Le Tigre: Le Tigre
Reviewed as part of Addison Godel's Desert Island Collection
My friend Travis recently explained that he sold his copy of this record because "for two years, at every single party I went to, they played the entire album straight through." It hasn't been quite two years for me, but I've experienced something similar. This record seems to be all the hipsters' first choice for getting bodies moving, making the dance floor (or kitchen or living room as the case may be) ready to jump, stomp, and laugh with delight.
How
many other political records can pull that off in this day and age?
Le Tigre is a feminist record, no two straws about it. The clearest disclaimer comes on "Hot Topic," a song that sounds a lot like "I Dig Rock & Roll Music" whose lyrics amount to a litany of the band's ideological and artistic inspirations: "Gayatri Spivak and Angela Davis, Laurie Weeks and Dorothy Allison... don't you stop, please don't stop." Left-thinking messages crop up elsewhere: "My My Metrocard" gleefully places its heroine on the run in New York from Rudy Giuliani and irately observes "Workfare! Does not work..." And on "Dude Yr So Crazy!!!" a creepy atmosphere of plinky synths and strange moans backs up a clipped, beat-poet depiction of a chauvanist film professor (or possibly fellow student):
So defeated / Thinks it's funny / Film festival / Retro porn [...] Hawaiian shirt / Buddy buddy / Just chillin' / Crystal Meth / Big budget / Dirty hair / Anti-PC / Dive bar
The legitimacy and personal origins of political feminist anger are evoked clearly and compellingly; these are theme songs for latter-day riot-grrrls, but they aren't just shouted sloganeering (the band's second album, Feminist Sweepstakes, suffers for its preaching-to-the-choir tendencies). We relate to the songs first as incredible dance grooves (more on that below), second as the sincere personal sharing of its creators, and third as a political statement. The personal level is most touchingly evoked on the closer, a childhood narrative titled "Les and Ray" which acts, along with "Hot Topic," as a historical touchstone:
"Nine years old and climbing out the house, through a song played on piano by my neighbors Les and Ray [...] You were my oxygen, the thing that made me think I could escape... This is a thank-you song for Les and Ray."

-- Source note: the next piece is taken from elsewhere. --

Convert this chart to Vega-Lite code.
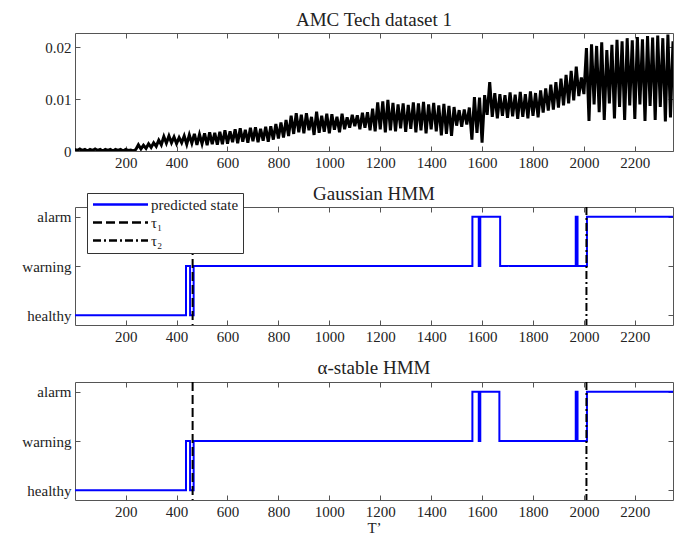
{
  "$schema": "https://vega.github.io/schema/vega-lite/v6.json",
  "padding": {"left": 21, "top": 10, "right": 8, "bottom": 2},
  "spacing": 13,
  "datasets": {
    "signal": [
      {"t":0,"v":0.0003},{"t":10,"v":0.0001},{"t":20,"v":0.0004},{"t":30,"v":0.0001},{"t":40,"v":0.0003},{"t":50,"v":0.0000},{"t":60,"v":0.0003},{"t":70,"v":0.0001},{"t":80,"v":0.0004},{"t":90,"v":0.0001},
      {"t":100,"v":0.0003},{"t":110,"v":0.0000},{"t":120,"v":0.0003},{"t":130,"v":0.0001},{"t":140,"v":0.0003},{"t":150,"v":0.0000},{"t":160,"v":0.0003},{"t":170,"v":0.0001},{"t":180,"v":0.0003},{"t":190,"v":0.0000},
      {"t":200,"v":0.0003},{"t":210,"v":0.0001},{"t":220,"v":0.0002},{"t":230,"v":0.0000},{"t":240,"v":0.0003},{"t":250,"v":0.0012},{"t":260,"v":0.0004},{"t":270,"v":0.0011},{"t":280,"v":0.0005},{"t":290,"v":0.0014},
      {"t":300,"v":0.0007},{"t":310,"v":0.0016},{"t":320,"v":0.0009},{"t":330,"v":0.0021},{"t":340,"v":0.0012},{"t":350,"v":0.0028},{"t":360,"v":0.0015},{"t":370,"v":0.0029},{"t":380,"v":0.0016},{"t":390,"v":0.0027},
      {"t":400,"v":0.0014},{"t":410,"v":0.0026},{"t":420,"v":0.0016},{"t":430,"v":0.0029},{"t":440,"v":0.0013},{"t":450,"v":0.0031},{"t":460,"v":0.0015},{"t":470,"v":0.0033},{"t":480,"v":0.0012},{"t":490,"v":0.0032},
      {"t":500,"v":0.0014},{"t":510,"v":0.0034},{"t":520,"v":0.0011},{"t":530,"v":0.0036},{"t":540,"v":0.0013},{"t":550,"v":0.0035},{"t":560,"v":0.0012},{"t":570,"v":0.0037},{"t":580,"v":0.0013},{"t":590,"v":0.0040},
      {"t":600,"v":0.0014},{"t":610,"v":0.0038},{"t":620,"v":0.0017},{"t":630,"v":0.0042},{"t":640,"v":0.0015},{"t":650,"v":0.0044},{"t":660,"v":0.0018},{"t":670,"v":0.0041},{"t":680,"v":0.0016},{"t":690,"v":0.0045},
      {"t":700,"v":0.0019},{"t":710,"v":0.0046},{"t":720,"v":0.0017},{"t":730,"v":0.0043},{"t":740,"v":0.0020},{"t":750,"v":0.0047},{"t":760,"v":0.0018},{"t":770,"v":0.0048},{"t":780,"v":0.0022},{"t":790,"v":0.0052},
      {"t":800,"v":0.0024},{"t":810,"v":0.0055},{"t":820,"v":0.0026},{"t":830,"v":0.0060},{"t":840,"v":0.0029},{"t":850,"v":0.0068},{"t":860,"v":0.0033},{"t":870,"v":0.0073},{"t":880,"v":0.0036},{"t":890,"v":0.0070},
      {"t":900,"v":0.0034},{"t":910,"v":0.0073},{"t":920,"v":0.0040},{"t":930,"v":0.0066},{"t":940,"v":0.0031},{"t":950,"v":0.0076},{"t":960,"v":0.0035},{"t":970,"v":0.0068},{"t":980,"v":0.0037},{"t":990,"v":0.0072},
      {"t":1000,"v":0.0034},{"t":1010,"v":0.0071},{"t":1020,"v":0.0041},{"t":1030,"v":0.0066},{"t":1040,"v":0.0036},{"t":1050,"v":0.0072},{"t":1060,"v":0.0042},{"t":1070,"v":0.0065},{"t":1080,"v":0.0045},{"t":1090,"v":0.0070},
      {"t":1100,"v":0.0048},{"t":1110,"v":0.0069},{"t":1120,"v":0.0042},{"t":1130,"v":0.0074},{"t":1140,"v":0.0045},{"t":1150,"v":0.0075},{"t":1160,"v":0.0040},{"t":1170,"v":0.0082},{"t":1180,"v":0.0038},{"t":1190,"v":0.0094},
      {"t":1200,"v":0.0042},{"t":1210,"v":0.0096},{"t":1220,"v":0.0036},{"t":1230,"v":0.0099},{"t":1240,"v":0.0040},{"t":1250,"v":0.0093},{"t":1260,"v":0.0038},{"t":1270,"v":0.0090},{"t":1280,"v":0.0044},{"t":1290,"v":0.0092},
      {"t":1300,"v":0.0037},{"t":1310,"v":0.0089},{"t":1320,"v":0.0043},{"t":1330,"v":0.0094},{"t":1340,"v":0.0036},{"t":1350,"v":0.0092},{"t":1360,"v":0.0040},{"t":1370,"v":0.0095},{"t":1380,"v":0.0034},{"t":1390,"v":0.0090},
      {"t":1400,"v":0.0042},{"t":1410,"v":0.0093},{"t":1420,"v":0.0038},{"t":1430,"v":0.0088},{"t":1440,"v":0.0030},{"t":1450,"v":0.0091},{"t":1460,"v":0.0033},{"t":1470,"v":0.0087},{"t":1480,"v":0.0029},{"t":1490,"v":0.0085},
      {"t":1500,"v":0.0049},{"t":1510,"v":0.0079},{"t":1520,"v":0.0047},{"t":1530,"v":0.0080},{"t":1540,"v":0.0051},{"t":1550,"v":0.0084},{"t":1560,"v":0.0022},{"t":1570,"v":0.0104},{"t":1580,"v":0.0035},{"t":1590,"v":0.0103},
      {"t":1600,"v":0.0016},{"t":1610,"v":0.0108},{"t":1620,"v":0.0070},{"t":1630,"v":0.0133},{"t":1640,"v":0.0066},{"t":1650,"v":0.0112},{"t":1660,"v":0.0063},{"t":1670,"v":0.0110},{"t":1680,"v":0.0068},{"t":1690,"v":0.0108},
      {"t":1700,"v":0.0064},{"t":1710,"v":0.0113},{"t":1720,"v":0.0067},{"t":1730,"v":0.0109},{"t":1740,"v":0.0062},{"t":1750,"v":0.0114},{"t":1760,"v":0.0066},{"t":1770,"v":0.0110},{"t":1780,"v":0.0063},{"t":1790,"v":0.0115},
      {"t":1800,"v":0.0068},{"t":1810,"v":0.0112},{"t":1820,"v":0.0065},{"t":1830,"v":0.0117},{"t":1840,"v":0.0074},{"t":1850,"v":0.0121},{"t":1860,"v":0.0078},{"t":1870,"v":0.0128},{"t":1880,"v":0.0080},{"t":1890,"v":0.0133},
      {"t":1900,"v":0.0084},{"t":1910,"v":0.0140},{"t":1920,"v":0.0088},{"t":1930,"v":0.0147},{"t":1940,"v":0.0092},{"t":1950,"v":0.0155},{"t":1960,"v":0.0098},{"t":1970,"v":0.0163},{"t":1980,"v":0.0106},{"t":1990,"v":0.0142},
      {"t":2000,"v":0.0110},{"t":2010,"v":0.0199},{"t":2020,"v":0.0058},{"t":2030,"v":0.0206},{"t":2040,"v":0.0090},{"t":2050,"v":0.0203},{"t":2060,"v":0.0075},{"t":2070,"v":0.0210},{"t":2080,"v":0.0060},{"t":2090,"v":0.0195},
      {"t":2100,"v":0.0092},{"t":2110,"v":0.0205},{"t":2120,"v":0.0063},{"t":2130,"v":0.0215},{"t":2140,"v":0.0085},{"t":2150,"v":0.0212},{"t":2160,"v":0.0060},{"t":2170,"v":0.0218},{"t":2180,"v":0.0088},{"t":2190,"v":0.0214},
      {"t":2200,"v":0.0062},{"t":2210,"v":0.0220},{"t":2220,"v":0.0090},{"t":2230,"v":0.0216},{"t":2240,"v":0.0058},{"t":2250,"v":0.0222},{"t":2260,"v":0.0087},{"t":2270,"v":0.0219},{"t":2280,"v":0.0060},{"t":2290,"v":0.0223},
      {"t":2300,"v":0.0085},{"t":2310,"v":0.0218},{"t":2320,"v":0.0057},{"t":2330,"v":0.0225},{"t":2340,"v":0.0065},{"t":2350,"v":0.0212}
    ],
    "gauss": [
      {"t":1,"s":1,"series":"predicted state"},{"t":437,"s":2,"series":"predicted state"},{"t":453,"s":1,"series":"predicted state"},{"t":467,"s":2,"series":"predicted state"},
      {"t":1562,"s":3,"series":"predicted state"},{"t":1587,"s":2,"series":"predicted state"},{"t":1593,"s":3,"series":"predicted state"},{"t":1671,"s":2,"series":"predicted state"},
      {"t":1968,"s":3,"series":"predicted state"},{"t":1975,"s":2,"series":"predicted state"},{"t":2012,"s":3,"series":"predicted state"},{"t":2350,"s":3,"series":"predicted state"}
    ],
    "stable": [
      {"t":1,"s":1,"series":"predicted state"},{"t":437,"s":2,"series":"predicted state"},{"t":453,"s":1,"series":"predicted state"},{"t":467,"s":2,"series":"predicted state"},
      {"t":1562,"s":3,"series":"predicted state"},{"t":1587,"s":2,"series":"predicted state"},{"t":1593,"s":3,"series":"predicted state"},{"t":1668,"s":2,"series":"predicted state"},
      {"t":1968,"s":3,"series":"predicted state"},{"t":1975,"s":2,"series":"predicted state"},{"t":2012,"s":3,"series":"predicted state"},{"t":2350,"s":3,"series":"predicted state"}
    ],
    "taus": [
      {"t":463,"series":"τ₁"},{"t":2010,"series":"τ₂"}
    ]
  },
  "resolve": {
    "scale": {"color": "independent", "strokeDash": "independent"},
    "legend": {"color": "independent", "strokeDash": "independent"}
  },
  "vconcat": [
    {
      "title": "AMC Tech dataset 1",
      "width": 598,
      "height": 118,
      "resolve": {"axis": {"x": "independent", "y": "independent"}},
      "layer": [
        {
          "data": {"name": "signal"},
          "mark": {"type": "line", "color": "black", "strokeWidth": 3, "clip": true},
          "encoding": {
            "x": {"field": "t", "type": "quantitative", "scale": {"domain": [1, 2350], "nice": false, "zero": false},
                  "axis": {"orient": "bottom", "title": null, "format": "d", "values": [200,400,600,800,1000,1200,1400,1600,1800,2000,2200]}},
            "y": {"field": "v", "type": "quantitative", "scale": {"domain": [0, 0.0228], "nice": false},
                  "axis": {"orient": "left", "title": null, "values": [0, 0.01, 0.02], "labelExpr": "datum.value == 0 ? '0' : format(datum.value, '.2f')"}}
          }
        },
        {
          "data": {"name": "signal"},
          "mark": {"type": "line", "opacity": 0},
          "encoding": {
            "x": {"field": "t", "type": "quantitative", "axis": {"orient": "top", "title": null, "labels": false, "values": [200,400,600,800,1000,1200,1400,1600,1800,2000,2200]}},
            "y": {"field": "v", "type": "quantitative", "axis": {"orient": "right", "title": null, "labels": false, "values": [0, 0.01, 0.02]}}
          }
        }
      ]
    },
    {
      "title": {"text": "Gaussian HMM", "offset": -11},
      "width": 598,
      "height": 118,
      "resolve": {"axis": {"x": "independent", "y": "independent"}},
      "layer": [
        {
          "data": {"name": "gauss"},
          "mark": {"type": "line", "interpolate": "step-after", "strokeWidth": 2, "clip": true},
          "encoding": {
            "x": {"field": "t", "type": "quantitative", "scale": {"domain": [1, 2350], "nice": false, "zero": false},
                  "axis": {"orient": "bottom", "title": null, "format": "d", "values": [200,400,600,800,1000,1200,1400,1600,1800,2000,2200]}},
            "y": {"field": "s", "type": "quantitative", "scale": {"domain": [0.8, 3.2], "nice": false, "zero": false},
                  "axis": {"orient": "left", "title": null, "values": [1, 2, 3], "labelExpr": "datum.value == 1 ? 'healthy' : datum.value == 2 ? 'warning' : 'alarm'"}},
            "color": {"field": "series", "type": "nominal", "scale": {"domain": ["predicted state", "τ₁", "τ₂"], "range": ["#0000ff", "black", "black"]},
                      "legend": {"title": null, "orient": "none", "legendX": 12, "legendY": -14}},
            "strokeDash": {"field": "series", "type": "nominal", "scale": {"domain": ["predicted state", "τ₁", "τ₂"], "range": [[1, 0], [9, 4], [8, 3, 2, 3]]},
                      "legend": {"title": null, "orient": "none", "legendX": 12, "legendY": -14}}
          }
        },
        {
          "data": {"name": "taus"},
          "mark": {"type": "rule", "strokeWidth": 2},
          "encoding": {
            "x": {"field": "t", "type": "quantitative", "axis": null},
            "color": {"field": "series", "type": "nominal"},
            "strokeDash": {"field": "series", "type": "nominal"}
          }
        },
        {
          "data": {"name": "gauss"},
          "mark": {"type": "line", "opacity": 0},
          "encoding": {
            "x": {"field": "t", "type": "quantitative", "axis": {"orient": "top", "title": null, "labels": false, "values": [200,400,600,800,1000,1200,1400,1600,1800,2000,2200]}},
            "y": {"field": "s", "type": "quantitative", "axis": {"orient": "right", "title": null, "labels": false, "values": [1, 2, 3]}}
          }
        }
      ]
    },
    {
      "title": "α-stable HMM",
      "width": 598,
      "height": 118,
      "resolve": {"axis": {"x": "independent", "y": "independent"}},
      "layer": [
        {
          "data": {"name": "stable"},
          "mark": {"type": "line", "interpolate": "step-after", "strokeWidth": 2, "color": "#0000ff", "clip": true},
          "encoding": {
            "x": {"field": "t", "type": "quantitative", "scale": {"domain": [1, 2350], "nice": false, "zero": false},
                  "axis": {"orient": "bottom", "title": "T’", "format": "d", "values": [200,400,600,800,1000,1200,1400,1600,1800,2000,2200]}},
            "y": {"field": "s", "type": "quantitative", "scale": {"domain": [0.8, 3.2], "nice": false, "zero": false},
                  "axis": {"orient": "left", "title": null, "values": [1, 2, 3], "labelExpr": "datum.value == 1 ? 'healthy' : datum.value == 2 ? 'warning' : 'alarm'"}}
          }
        },
        {
          "data": {"name": "taus"},
          "mark": {"type": "rule", "strokeWidth": 2, "color": "black"},
          "encoding": {
            "x": {"field": "t", "type": "quantitative", "axis": null},
            "strokeDash": {"field": "series", "type": "nominal", "scale": {"domain": ["τ₁", "τ₂"], "range": [[9, 4], [8, 3, 2, 3]]}, "legend": null}
          }
        },
        {
          "data": {"name": "stable"},
          "mark": {"type": "line", "opacity": 0},
          "encoding": {
            "x": {"field": "t", "type": "quantitative", "axis": {"orient": "top", "title": null, "labels": false, "values": [200,400,600,800,1000,1200,1400,1600,1800,2000,2200]}},
            "y": {"field": "s", "type": "quantitative", "axis": {"orient": "right", "title": null, "labels": false, "values": [1, 2, 3]}}
          }
        }
      ]
    }
  ],
  "config": {
    "font": "Liberation Serif",
    "view": {"stroke": "#555", "strokeWidth": 1},
    "axis": {"domain": false, "grid": false, "tickColor": "#555", "tickSize": 5, "offset": -5, "tickWidth": 1,
             "labelFont": "Liberation Serif", "labelFontSize": 15, "labelColor": "#222", "labelPadding": 4,
             "titleFont": "Liberation Serif", "titleFontSize": 15, "titleFontWeight": "normal", "titleColor": "#222", "titlePadding": 1},
    "title": {"font": "Liberation Serif", "fontSize": 19, "fontWeight": "normal", "color": "#222", "offset": 3},
    "legend": {"labelFont": "Liberation Serif", "labelFontSize": 15, "labelColor": "#222", "strokeColor": "#333",
               "fillColor": "white", "padding": 4, "symbolType": "M-5,0H5", "symbolSize": 121, "symbolStrokeWidth": 2.5,
               "symbolOffset": 22, "labelOffset": 23, "rowPadding": 2}
  }
}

Those lines capture something that is very important, I think, for understanding this album: it's crucial to the band that they make their music. The intensity of some of the songs seems almost melodramatic until the listener realizes that the band really, really believes that these stories need to be told. This isn't just a dancing lark for them - although certainly it works as one; the whole album beams with propulsive lo-fi synthesizers, chunky drum machine beats, and shout-along choruses. "The The Empty" ("I went to your concert and I didn't feel anything!") and "Deceptacon" ("Who took the bomp from the bomp-a-lomp-a-lomp?") cast this do-it-yourself intensity as a manifesto, or an ultimatum: It's no longer okay for bands to sing about absolute nonsense that they don't care about on any personal or political level. This record was published in 1999, a time when music needed sincerity and fiery passion more than perhaps any previous point in pop history. Following up the explosion of riot-grrrl punk in the mid-90s, Le Tigre continues the feminist attempt to reclaim the power of rock and roll towards a cause that means something to its supporters. It's an incredible step.